Task to complete
Set down, word for word, only the lines from the start of the records through the line bearing "import plotly.graph_objects as go"; include no pictures.

Records provided
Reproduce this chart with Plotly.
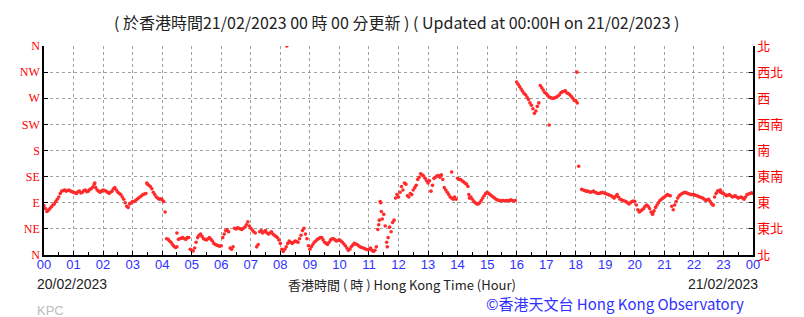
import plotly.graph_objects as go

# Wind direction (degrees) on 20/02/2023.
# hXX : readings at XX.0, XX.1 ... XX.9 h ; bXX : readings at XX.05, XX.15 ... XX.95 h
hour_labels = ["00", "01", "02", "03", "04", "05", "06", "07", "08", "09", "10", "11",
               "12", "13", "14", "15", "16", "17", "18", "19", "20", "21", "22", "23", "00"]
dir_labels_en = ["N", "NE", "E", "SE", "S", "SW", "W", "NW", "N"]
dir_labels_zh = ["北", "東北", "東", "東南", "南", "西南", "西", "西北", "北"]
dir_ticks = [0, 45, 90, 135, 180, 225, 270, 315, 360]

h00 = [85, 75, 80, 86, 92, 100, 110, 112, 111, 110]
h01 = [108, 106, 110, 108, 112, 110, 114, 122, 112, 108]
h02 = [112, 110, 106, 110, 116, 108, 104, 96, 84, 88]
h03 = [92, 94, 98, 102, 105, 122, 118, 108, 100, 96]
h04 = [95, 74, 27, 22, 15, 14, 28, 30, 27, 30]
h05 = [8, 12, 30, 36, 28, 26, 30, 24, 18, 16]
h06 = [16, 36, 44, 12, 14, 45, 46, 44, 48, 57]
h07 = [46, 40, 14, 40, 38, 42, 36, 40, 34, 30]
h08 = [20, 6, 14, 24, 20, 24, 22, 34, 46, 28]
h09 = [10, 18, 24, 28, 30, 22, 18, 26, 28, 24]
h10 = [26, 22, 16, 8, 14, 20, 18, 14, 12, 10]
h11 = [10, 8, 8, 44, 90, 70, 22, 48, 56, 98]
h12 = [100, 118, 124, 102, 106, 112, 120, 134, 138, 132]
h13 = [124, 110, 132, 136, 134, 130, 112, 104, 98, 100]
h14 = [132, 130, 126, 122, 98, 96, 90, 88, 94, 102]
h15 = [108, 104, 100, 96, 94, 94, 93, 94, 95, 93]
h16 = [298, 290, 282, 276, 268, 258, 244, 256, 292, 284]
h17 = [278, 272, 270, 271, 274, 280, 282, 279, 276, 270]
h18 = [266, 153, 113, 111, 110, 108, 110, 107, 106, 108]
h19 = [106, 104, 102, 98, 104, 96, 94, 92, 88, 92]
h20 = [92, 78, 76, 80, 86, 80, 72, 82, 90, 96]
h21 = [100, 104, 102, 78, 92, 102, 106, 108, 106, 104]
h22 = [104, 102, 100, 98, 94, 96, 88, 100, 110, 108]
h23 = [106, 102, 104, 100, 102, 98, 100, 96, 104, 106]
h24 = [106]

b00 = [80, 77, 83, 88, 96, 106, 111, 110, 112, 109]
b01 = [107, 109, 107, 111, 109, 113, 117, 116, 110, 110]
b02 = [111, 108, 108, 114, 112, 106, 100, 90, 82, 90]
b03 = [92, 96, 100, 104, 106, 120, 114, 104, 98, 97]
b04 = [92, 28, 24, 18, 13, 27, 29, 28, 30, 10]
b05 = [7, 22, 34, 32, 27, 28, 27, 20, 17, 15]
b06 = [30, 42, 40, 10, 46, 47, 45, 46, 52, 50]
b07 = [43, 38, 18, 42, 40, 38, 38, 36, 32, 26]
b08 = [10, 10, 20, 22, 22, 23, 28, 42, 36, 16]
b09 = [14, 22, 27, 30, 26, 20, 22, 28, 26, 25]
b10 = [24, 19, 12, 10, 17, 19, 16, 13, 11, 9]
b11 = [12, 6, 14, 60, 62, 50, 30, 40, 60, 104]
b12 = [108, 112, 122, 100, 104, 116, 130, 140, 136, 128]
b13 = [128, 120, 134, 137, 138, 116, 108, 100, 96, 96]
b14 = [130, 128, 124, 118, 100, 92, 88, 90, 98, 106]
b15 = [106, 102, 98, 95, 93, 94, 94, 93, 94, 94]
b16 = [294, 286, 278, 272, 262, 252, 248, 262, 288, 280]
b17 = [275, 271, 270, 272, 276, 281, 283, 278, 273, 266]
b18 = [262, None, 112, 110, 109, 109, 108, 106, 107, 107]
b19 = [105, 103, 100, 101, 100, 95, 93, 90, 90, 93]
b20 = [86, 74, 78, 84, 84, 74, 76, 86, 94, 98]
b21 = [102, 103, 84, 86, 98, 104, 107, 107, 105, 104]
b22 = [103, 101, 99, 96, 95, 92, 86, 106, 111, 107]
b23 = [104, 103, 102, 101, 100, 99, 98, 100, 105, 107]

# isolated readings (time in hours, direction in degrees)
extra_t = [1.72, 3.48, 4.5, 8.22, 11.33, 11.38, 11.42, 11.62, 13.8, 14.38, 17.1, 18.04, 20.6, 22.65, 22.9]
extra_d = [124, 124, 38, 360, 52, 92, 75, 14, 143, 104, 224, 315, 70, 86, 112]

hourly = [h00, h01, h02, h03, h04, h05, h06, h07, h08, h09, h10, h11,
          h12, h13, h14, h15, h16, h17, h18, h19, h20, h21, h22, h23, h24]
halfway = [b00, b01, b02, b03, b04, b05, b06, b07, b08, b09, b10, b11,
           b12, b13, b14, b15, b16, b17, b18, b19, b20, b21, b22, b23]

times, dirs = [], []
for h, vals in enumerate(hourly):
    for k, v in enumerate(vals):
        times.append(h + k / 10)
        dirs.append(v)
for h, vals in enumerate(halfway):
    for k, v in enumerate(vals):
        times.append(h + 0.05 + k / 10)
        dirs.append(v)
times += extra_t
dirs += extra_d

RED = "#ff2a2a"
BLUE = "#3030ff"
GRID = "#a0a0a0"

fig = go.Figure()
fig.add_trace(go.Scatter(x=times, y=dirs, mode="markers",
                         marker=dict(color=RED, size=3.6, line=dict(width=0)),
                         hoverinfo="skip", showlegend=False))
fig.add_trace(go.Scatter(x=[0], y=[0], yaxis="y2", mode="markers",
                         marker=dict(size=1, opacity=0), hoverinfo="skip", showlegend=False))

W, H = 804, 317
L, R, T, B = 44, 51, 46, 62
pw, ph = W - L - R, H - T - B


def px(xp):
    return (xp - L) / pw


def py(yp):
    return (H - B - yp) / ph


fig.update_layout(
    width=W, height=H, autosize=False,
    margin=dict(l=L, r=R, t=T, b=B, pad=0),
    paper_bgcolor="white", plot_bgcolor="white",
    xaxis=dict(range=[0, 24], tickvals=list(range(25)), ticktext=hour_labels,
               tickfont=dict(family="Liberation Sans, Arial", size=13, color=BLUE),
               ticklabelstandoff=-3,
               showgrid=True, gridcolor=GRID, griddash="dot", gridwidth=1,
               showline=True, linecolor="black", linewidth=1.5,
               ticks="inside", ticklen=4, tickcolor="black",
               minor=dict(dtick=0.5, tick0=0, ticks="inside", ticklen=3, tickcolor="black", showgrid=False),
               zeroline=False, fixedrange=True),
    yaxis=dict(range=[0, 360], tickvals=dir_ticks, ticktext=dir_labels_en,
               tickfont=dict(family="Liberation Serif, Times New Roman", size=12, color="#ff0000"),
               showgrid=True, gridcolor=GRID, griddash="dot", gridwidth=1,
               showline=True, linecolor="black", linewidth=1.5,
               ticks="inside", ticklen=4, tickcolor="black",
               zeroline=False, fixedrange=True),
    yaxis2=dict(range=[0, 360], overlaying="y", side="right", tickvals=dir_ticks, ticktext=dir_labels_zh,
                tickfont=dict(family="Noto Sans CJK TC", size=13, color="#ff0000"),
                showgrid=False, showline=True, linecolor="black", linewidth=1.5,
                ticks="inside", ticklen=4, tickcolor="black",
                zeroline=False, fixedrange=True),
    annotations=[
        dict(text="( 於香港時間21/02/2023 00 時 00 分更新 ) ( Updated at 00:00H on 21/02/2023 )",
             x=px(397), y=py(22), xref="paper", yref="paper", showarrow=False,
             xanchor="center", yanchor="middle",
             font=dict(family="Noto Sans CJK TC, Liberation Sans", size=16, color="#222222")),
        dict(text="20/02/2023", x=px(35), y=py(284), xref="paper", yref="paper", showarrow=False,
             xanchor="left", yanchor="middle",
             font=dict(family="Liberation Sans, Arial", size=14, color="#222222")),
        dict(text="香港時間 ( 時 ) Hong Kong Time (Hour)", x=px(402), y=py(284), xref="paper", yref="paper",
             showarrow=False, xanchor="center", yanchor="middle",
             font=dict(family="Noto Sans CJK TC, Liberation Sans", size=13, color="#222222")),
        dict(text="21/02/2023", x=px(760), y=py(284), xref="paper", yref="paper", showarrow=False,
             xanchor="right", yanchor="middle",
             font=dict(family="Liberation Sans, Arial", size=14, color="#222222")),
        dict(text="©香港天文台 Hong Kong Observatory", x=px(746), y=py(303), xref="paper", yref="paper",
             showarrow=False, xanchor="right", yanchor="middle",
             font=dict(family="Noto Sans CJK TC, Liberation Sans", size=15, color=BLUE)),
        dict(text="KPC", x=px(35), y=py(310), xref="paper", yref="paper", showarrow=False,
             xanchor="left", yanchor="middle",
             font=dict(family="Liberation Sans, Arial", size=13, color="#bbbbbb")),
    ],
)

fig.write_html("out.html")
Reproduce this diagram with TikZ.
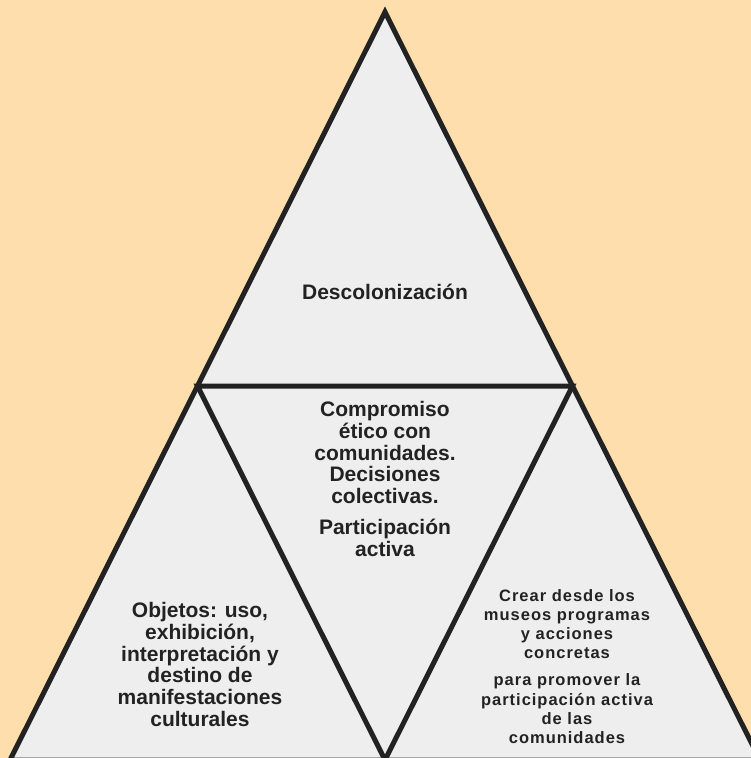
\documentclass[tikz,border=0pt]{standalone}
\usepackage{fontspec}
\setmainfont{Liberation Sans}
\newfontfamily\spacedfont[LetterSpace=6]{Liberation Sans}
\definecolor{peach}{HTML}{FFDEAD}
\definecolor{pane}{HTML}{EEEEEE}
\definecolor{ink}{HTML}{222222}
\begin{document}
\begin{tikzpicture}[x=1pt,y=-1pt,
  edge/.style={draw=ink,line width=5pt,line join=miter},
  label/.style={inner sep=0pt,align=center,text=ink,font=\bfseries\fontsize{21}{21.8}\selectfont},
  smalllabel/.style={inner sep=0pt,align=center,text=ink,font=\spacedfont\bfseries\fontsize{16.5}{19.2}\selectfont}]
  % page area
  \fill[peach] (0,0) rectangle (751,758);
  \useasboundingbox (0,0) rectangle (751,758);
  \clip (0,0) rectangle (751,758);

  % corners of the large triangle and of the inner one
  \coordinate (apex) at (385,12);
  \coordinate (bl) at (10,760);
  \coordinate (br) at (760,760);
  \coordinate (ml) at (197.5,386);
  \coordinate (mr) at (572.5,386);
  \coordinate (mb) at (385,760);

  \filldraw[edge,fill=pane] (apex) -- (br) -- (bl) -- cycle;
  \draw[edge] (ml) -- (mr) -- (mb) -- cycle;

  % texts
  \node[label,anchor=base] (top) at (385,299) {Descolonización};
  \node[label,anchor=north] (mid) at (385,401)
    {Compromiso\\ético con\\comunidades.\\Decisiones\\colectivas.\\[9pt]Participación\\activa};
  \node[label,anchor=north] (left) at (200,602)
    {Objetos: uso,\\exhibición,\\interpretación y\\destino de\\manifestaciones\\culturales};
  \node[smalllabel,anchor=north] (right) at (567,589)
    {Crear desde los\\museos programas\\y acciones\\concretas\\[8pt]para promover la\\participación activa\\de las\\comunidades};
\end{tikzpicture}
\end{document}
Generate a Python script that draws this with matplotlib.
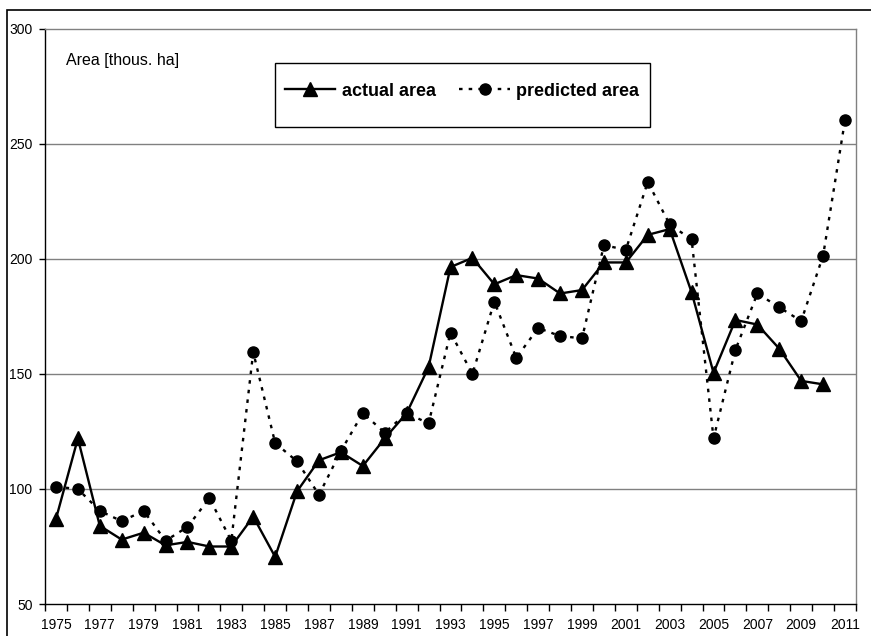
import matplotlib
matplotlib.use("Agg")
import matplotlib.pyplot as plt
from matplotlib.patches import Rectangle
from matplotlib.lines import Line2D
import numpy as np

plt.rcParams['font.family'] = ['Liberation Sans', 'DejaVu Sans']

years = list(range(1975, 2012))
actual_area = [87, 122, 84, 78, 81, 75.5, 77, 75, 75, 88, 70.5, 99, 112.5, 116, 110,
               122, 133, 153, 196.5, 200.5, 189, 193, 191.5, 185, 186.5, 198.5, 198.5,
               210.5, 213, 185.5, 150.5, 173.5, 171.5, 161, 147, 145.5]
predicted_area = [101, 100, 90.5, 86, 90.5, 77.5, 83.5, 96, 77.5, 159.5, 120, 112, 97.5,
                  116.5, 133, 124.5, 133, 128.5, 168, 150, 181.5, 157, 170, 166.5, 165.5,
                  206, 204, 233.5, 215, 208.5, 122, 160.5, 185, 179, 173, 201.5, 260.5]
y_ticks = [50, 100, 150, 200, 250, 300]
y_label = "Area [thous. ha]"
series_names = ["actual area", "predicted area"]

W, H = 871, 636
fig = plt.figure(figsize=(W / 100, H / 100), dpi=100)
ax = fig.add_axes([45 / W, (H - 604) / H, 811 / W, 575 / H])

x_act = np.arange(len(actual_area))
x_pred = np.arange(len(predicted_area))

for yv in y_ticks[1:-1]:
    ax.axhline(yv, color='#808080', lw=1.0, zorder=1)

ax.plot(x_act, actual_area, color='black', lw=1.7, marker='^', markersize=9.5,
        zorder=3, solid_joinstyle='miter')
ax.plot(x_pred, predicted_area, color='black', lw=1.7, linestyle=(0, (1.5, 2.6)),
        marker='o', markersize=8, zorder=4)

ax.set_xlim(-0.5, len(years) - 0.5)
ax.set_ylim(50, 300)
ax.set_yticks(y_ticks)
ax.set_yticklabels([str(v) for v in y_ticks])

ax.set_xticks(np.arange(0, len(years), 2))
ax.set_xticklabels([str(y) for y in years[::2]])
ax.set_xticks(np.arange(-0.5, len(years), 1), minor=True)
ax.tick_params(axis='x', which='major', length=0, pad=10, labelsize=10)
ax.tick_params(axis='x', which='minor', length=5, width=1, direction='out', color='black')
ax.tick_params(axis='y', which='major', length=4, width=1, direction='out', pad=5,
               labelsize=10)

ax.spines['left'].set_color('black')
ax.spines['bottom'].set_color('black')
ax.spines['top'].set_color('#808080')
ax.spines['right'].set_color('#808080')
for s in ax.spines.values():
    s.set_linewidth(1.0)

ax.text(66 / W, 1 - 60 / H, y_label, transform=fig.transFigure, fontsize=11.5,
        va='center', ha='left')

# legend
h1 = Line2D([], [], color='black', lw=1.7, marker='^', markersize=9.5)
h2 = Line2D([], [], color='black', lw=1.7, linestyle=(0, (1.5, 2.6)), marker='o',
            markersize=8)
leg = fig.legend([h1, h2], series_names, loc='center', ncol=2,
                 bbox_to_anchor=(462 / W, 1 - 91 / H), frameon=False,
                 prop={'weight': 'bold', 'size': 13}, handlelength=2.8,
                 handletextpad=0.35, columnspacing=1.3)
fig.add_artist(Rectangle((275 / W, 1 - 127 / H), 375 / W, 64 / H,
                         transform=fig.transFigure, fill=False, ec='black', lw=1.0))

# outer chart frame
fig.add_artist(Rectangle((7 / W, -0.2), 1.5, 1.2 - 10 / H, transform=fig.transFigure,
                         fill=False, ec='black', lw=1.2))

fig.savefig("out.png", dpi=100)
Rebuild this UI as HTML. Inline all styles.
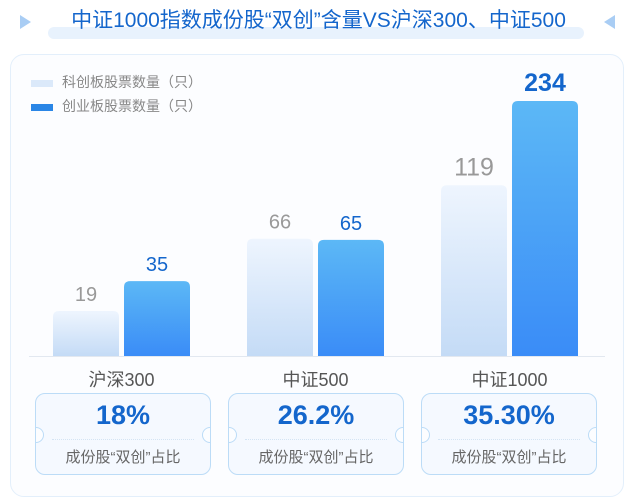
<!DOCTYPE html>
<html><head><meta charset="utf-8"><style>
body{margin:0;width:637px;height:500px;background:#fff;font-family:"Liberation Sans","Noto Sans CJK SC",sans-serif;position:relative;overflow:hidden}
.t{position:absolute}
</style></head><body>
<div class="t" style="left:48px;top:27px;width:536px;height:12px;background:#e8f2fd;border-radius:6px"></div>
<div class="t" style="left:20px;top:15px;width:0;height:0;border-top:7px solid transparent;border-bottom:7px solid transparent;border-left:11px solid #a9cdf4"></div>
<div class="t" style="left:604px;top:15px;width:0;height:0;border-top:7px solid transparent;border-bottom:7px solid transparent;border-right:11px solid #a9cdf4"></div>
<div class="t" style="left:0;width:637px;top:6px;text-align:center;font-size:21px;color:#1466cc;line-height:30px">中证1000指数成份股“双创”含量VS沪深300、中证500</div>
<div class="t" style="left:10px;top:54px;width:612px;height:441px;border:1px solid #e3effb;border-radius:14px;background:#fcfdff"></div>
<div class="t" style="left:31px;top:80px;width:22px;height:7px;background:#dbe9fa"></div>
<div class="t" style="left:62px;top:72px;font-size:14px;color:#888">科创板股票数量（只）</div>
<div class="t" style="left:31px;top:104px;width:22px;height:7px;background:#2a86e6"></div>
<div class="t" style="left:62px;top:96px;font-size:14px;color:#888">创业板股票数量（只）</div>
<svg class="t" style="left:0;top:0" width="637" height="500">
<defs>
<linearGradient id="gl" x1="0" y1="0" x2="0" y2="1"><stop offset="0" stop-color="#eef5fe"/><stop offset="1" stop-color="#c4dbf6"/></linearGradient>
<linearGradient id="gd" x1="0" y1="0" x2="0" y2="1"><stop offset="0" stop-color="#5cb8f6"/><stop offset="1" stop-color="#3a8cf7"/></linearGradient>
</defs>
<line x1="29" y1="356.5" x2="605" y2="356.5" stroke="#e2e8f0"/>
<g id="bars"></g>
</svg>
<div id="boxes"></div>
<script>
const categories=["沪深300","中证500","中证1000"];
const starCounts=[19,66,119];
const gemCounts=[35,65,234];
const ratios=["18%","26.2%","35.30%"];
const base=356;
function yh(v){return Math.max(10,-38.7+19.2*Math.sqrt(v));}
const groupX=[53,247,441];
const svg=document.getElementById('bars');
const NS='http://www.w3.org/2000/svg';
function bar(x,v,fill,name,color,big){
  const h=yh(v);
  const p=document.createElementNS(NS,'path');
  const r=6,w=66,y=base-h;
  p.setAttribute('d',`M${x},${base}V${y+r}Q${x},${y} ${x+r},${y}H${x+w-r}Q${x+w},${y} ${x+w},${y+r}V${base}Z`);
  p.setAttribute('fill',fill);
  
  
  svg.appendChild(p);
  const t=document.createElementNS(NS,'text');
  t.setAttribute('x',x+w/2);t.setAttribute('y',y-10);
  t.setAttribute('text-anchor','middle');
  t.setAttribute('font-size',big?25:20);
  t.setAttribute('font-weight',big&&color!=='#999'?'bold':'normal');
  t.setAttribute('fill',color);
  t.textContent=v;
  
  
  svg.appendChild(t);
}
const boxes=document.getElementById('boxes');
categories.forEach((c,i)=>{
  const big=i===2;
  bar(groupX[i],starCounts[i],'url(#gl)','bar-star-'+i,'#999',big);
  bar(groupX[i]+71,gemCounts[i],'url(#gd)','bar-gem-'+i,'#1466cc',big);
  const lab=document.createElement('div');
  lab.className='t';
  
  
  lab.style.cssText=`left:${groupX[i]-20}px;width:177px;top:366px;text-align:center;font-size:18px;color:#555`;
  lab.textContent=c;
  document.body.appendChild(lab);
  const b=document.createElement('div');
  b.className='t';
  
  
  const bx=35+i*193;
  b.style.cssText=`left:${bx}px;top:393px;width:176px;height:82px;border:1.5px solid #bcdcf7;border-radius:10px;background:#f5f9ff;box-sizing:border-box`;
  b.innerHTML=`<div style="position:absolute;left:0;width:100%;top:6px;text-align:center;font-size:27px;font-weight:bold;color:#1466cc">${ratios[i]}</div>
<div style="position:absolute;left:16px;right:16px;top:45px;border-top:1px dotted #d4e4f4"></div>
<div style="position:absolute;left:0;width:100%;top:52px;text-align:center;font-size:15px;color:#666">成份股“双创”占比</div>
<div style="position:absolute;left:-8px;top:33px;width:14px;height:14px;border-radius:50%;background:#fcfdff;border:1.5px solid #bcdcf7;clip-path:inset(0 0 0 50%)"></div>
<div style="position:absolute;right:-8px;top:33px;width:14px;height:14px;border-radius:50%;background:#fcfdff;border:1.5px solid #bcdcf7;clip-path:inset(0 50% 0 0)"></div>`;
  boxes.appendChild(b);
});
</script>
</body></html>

Result of this task
Reproduce this chart with Plotly.
import plotly.graph_objects as go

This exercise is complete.